I recall being on my knees, asking the Primary Mover how I was going to keep a roof over my head, when roomie got fired, because the guy who was clocking in for him when he was too drunk to show up for work, got caught. At least I could take comfort, over the next few months, that if thieves broke into the house, they were not going to be able to steal the couch, as his prone body was going to protect it when he was not putting out cigarettes on my grill. Mmmm, that cool Marlboro taste, as it mixes with the coals and propane, goes so well with steak and particularly chicken.
I know I shouted God’s name when I opened the frig in the morning to find my $150 bottle of Dom Pérignon opened and sitting there, half drunk, without a cork to be seen, and four or five other dead soldiers from my wine collection scattered around the couch. While I know that God’s last name is not “It”, and His middle name does not rhyme with a male sheep, it seemed proper to yell as I pushed my empty 36-bottle wine collection into my bedroom closet and locked the door.
I think my neighbors might have thought religious services were going on at various occasions when I stamped out of the house, stood in the front yard, and screamed into my cell phone for various members of his family to come get him. Surprisingly, it was not their problem at such moments. To be fair, he was probably the best roommate I ever had when he was sober. The problem is I never saw him sober.
There was the AA meeting where beers were brought in under coat pockets, popped open, and drank in front of people fighting to maintain their sobriety. And the pond in my front yard, with the huge fine, because he was too drunk to screw in a sprinkler head correctly. The call from the local watering hole to come get him, and the discussion between the bartender and myself as to where his pants might be. He clearly had them on when he entered the establishment, and was not going to sit on my car seat without them. The non-payment of bills for which I had given him money. The con jobs. The lying. I could go on and on with such stories but his family will assure you that such tales could not possibly be true, and I might start yelling God’s name in the process. Surprisingly, when it came to protecting their alcoholic and his reputation, and to help him keep driving, they were a family again.

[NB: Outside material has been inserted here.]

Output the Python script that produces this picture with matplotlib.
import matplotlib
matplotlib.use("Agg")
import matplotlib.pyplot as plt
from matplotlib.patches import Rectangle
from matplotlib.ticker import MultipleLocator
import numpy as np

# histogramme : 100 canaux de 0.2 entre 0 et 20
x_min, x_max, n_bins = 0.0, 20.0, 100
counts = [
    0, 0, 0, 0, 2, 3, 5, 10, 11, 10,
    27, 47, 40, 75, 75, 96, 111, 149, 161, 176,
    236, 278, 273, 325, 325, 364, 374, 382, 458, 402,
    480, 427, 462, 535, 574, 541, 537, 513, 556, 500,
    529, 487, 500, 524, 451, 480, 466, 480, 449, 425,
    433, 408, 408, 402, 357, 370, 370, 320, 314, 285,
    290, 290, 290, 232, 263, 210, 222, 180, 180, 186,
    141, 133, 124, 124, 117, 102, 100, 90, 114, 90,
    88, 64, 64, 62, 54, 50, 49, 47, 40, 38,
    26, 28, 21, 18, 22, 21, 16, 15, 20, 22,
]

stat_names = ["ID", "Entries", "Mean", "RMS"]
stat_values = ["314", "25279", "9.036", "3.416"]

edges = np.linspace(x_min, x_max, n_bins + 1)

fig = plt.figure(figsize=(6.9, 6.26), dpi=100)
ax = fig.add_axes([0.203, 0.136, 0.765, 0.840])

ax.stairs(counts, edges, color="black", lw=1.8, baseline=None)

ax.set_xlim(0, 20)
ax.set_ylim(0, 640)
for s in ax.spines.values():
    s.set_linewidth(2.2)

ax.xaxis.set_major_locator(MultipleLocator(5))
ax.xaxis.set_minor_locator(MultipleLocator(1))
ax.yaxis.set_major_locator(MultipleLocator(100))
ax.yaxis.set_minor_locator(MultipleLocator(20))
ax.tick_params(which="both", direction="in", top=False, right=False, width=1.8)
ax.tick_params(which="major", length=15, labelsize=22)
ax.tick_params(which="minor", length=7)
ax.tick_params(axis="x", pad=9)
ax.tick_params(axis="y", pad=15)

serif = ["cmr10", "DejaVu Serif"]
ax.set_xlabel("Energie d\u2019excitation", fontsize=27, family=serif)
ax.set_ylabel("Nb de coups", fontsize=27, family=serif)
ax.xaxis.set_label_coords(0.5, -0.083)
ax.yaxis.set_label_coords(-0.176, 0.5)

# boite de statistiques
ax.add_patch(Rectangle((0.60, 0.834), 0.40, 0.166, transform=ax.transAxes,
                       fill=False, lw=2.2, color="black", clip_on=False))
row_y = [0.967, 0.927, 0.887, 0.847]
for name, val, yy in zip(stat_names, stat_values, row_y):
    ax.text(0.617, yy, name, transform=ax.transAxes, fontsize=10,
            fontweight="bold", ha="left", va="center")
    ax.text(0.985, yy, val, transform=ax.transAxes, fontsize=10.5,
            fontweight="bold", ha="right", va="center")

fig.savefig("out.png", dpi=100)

I do not want to talk about the nights I flipped my lid, sternly told him what I thought and then remembered that he had a huge collection of guns in the house. There were evenings I firmly expected to wake up in the eternal embrace of God’s loving arms, but when you live with an alcoholic there are nights that you are just to tired to care anymore. Those stories are not funny.
Around 18 million Americans are alcoholics and at least 7 million kids, between the ages of 12 and 20, are binge drinkers. Seven million children will be beaten, sexually abused, or tortured, by a drunken caregiver. Over 25 million Americans have died as the result of alcohol related automobile accidents, roughly one every thirty minutes. It cost the taxpayers $130 billion to clean up the problems that result from alcohol. It is over a $100 billion industry, and might be the only recession proof segment of the economy. Behind each of these statistics, however, is a story we probably do not want to hear. Probably one that if there is a God, even He does not want to hear.